Temporal Rolling CV: Splits Visualization

This notebook aims to show how TemporalRollingCV works. We start by importing the necessary packages and creating a small utility fuction to plot the splits

[1]:

import matplotlib.pyplot as plt
import numpy as np
from elliptic_toolkit import TemporalRollingCV, temporal_split

[2]:

# utility function to visualize the splits
def show_splits(cv, train_val_times, test_times):
    n_folds = cv.get_n_splits() + 1
    plt.figure(figsize=(10, 6))

    for (fold, (train_indices, val_indices)) in enumerate(cv.split(train_val_times, groups=train_val_times)):
        train_times = np.unique(train_val_times[train_indices])
        val_times = np.unique(train_val_times[val_indices])
        plt.scatter(train_times, [fold+1]*len(train_times), color='blue', label='Train' if fold==0 else None, marker='o', s=100)
        plt.scatter(val_times, [fold+1]*len(val_times), color='orange', label='Validation' if fold==0 else None, marker='s', s=100)
        plt.scatter(test_times, [fold+1]*len(test_times), color='red', label='Test' if fold==0 else None, marker='^', s=100)

    folds = range(1, n_folds)
    plt.xlabel('Time Step')
    plt.ylabel('Fold')
    plt.title('Train and Validation Time Steps per Fold')
    plt.legend()
    plt.yticks(folds, [f'Fold {i}' for i in folds])
    plt.tight_layout()

We then create an array that should mimic a time index an that has more then one sample for each time step.
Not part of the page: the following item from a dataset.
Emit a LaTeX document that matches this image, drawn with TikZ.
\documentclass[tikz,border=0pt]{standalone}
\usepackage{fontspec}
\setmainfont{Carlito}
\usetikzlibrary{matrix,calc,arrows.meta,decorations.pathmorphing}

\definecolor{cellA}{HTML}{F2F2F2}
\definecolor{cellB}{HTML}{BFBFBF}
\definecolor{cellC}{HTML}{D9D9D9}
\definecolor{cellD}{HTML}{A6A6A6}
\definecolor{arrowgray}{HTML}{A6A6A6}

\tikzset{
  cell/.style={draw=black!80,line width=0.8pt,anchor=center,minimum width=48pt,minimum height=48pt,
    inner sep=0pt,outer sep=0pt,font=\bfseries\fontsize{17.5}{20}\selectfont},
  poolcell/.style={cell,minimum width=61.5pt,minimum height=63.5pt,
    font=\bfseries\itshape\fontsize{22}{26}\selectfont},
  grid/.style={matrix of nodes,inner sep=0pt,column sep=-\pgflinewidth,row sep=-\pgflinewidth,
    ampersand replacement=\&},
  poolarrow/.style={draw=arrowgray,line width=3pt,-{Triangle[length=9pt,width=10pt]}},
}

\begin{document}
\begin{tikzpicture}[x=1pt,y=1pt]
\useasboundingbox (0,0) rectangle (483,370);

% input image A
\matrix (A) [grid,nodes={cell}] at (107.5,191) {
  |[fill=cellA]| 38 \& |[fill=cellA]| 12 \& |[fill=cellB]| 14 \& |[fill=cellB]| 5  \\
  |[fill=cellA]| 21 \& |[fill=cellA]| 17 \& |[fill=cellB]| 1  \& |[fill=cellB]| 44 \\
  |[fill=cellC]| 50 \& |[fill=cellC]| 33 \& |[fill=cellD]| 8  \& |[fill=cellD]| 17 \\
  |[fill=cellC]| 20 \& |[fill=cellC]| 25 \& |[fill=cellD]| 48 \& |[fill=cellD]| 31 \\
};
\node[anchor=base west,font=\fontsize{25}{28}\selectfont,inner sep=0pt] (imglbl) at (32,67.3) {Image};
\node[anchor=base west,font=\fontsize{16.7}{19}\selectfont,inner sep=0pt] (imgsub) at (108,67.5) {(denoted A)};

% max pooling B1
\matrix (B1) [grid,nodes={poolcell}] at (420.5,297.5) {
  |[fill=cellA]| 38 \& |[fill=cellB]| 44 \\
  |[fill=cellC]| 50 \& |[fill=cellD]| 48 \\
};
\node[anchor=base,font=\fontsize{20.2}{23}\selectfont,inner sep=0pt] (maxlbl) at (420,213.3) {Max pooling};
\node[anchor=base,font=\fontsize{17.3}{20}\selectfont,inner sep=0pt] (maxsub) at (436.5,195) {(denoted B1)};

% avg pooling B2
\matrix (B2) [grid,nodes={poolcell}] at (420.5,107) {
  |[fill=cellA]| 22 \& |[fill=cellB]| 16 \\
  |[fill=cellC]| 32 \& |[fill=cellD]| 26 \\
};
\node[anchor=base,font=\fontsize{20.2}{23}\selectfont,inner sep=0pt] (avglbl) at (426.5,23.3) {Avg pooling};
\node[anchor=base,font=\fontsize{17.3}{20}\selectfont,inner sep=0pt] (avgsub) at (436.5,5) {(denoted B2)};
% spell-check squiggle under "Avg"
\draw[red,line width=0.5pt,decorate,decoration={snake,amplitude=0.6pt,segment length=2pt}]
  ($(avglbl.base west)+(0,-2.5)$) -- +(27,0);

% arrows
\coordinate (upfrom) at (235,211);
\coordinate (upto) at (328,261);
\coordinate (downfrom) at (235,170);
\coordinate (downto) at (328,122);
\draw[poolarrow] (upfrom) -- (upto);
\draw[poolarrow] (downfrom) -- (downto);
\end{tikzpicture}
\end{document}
We then hold out 20% of the unique time steps, those would be the one we would usually use for the final testing sample

[3]:

times = np.sort(np.random.randint(0, 10, size=30))
train_val_times, test_times = temporal_split(times, test_size=0.2)

Basic TemporalRollingCV

Standard temporal cross-validation with 5 folds. Each fold uses all previous time steps for training and the next available time step for validation. The number of time steps used for training and validation is automatically computed.

[4]:

show_splits(TemporalRollingCV(n_splits=5), train_val_times, test_times)
plt.show()

../_images/examples_temporal_rolling_cv_6_0.svg

TemporalRollingCV with Gap

Adds a 2-time-step gap between training and validation sets.

[5]:

show_splits(TemporalRollingCV(n_splits=5, gap=2), train_val_times, test_times)
plt.show()

../_images/examples_temporal_rolling_cv_8_0.svg

TemporalRollingCV with Limited Training Window

Limits training data to a maximum of 4 time steps, creating a sliding window approach that maintains consistent training set sizes.

[6]:

show_splits(TemporalRollingCV(n_splits=5, max_train_size=4), train_val_times, test_times)
plt.show()

../_images/examples_temporal_rolling_cv_10_0.svg

TemporalRollingCV with Fixed Number of Time Steps for Validation

Fix the number of time steps to use for validation

[7]:

show_splits(TemporalRollingCV(n_splits=5, test_size=2), train_val_times, test_times)
plt.show()

../_images/examples_temporal_rolling_cv_12_0.svg

[ ]: